China has pushed its Qianfan broadband constellation to 200 satellites in orbit after back-to-back launches on 4 and 5 June added 36 more spacecraft in just two days. The pace is hard to miss: what started as a slow build now looks like an industrial sprint, and Beijing clearly wants a homegrown answer to Starlink that is big enough to matter.

The two launches came from different sites and on different rockets, with 18 satellites carried on each flight. That kind of split cadence is useful for resilience and scale, and it also shows how seriously China is treating low-Earth-orbit internet as strategic infrastructure rather than a science project.

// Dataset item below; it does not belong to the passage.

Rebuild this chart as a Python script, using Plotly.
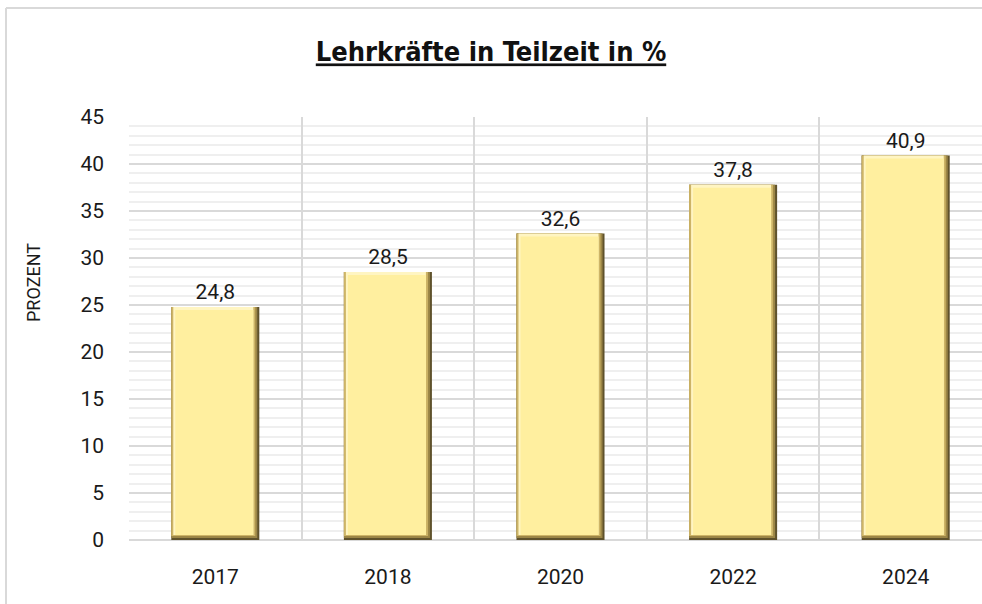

Two Qianfan launches in two days

The first batch lifted off on 4 June from Taiyuan aboard a Long March 6A rocket and reached the planned orbits successfully. A day later, another 18 satellites rode a Long March 8 from Hainan, bringing the latest total to 200. For a constellation still in its buildout phase, that is a sharp acceleration, especially compared with the slower early rhythm after the first Qianfan satellites went up in August 2024.

China has been widening its satellite internet push across multiple systems, and Qianfan now sits ahead of another major domestic constellation, Guowang, which has 168 satellites. That rivalry inside China is a sign of where the market is headed: the real contest is no longer whether satellite broadband scales, but which network gets there first with enough density to be useful.

How Qianfan stacks up against Guowang

  • Qianfan satellites in orbit: 200
  • Guowang satellites in orbit: 168
  • Latest increase for Qianfan: 36 satellites in two days
  • Launch vehicles used: Long March 6A and Long March 8

SpaceSail, the Shanghai-based company developing Qianfan, says the constellation is meant to grow into a global satellite internet network with more than 10,000 satellites. That is an enormous target, and it puts China in the same club as the companies and governments betting that orbital megaconstellations will shape broadband access, military communications, and industrial connectivity over the next decade.

Qianfan launch pace is the real signal

Six Qianfan launches have already been conducted since the start of April 2026, which is the clearest evidence yet that the program has shifted into a higher gear. If that cadence holds, Qianfan will stop being a promise and start becoming a serious piece of China’s digital infrastructure – and a much bigger headache for rivals trying to keep up.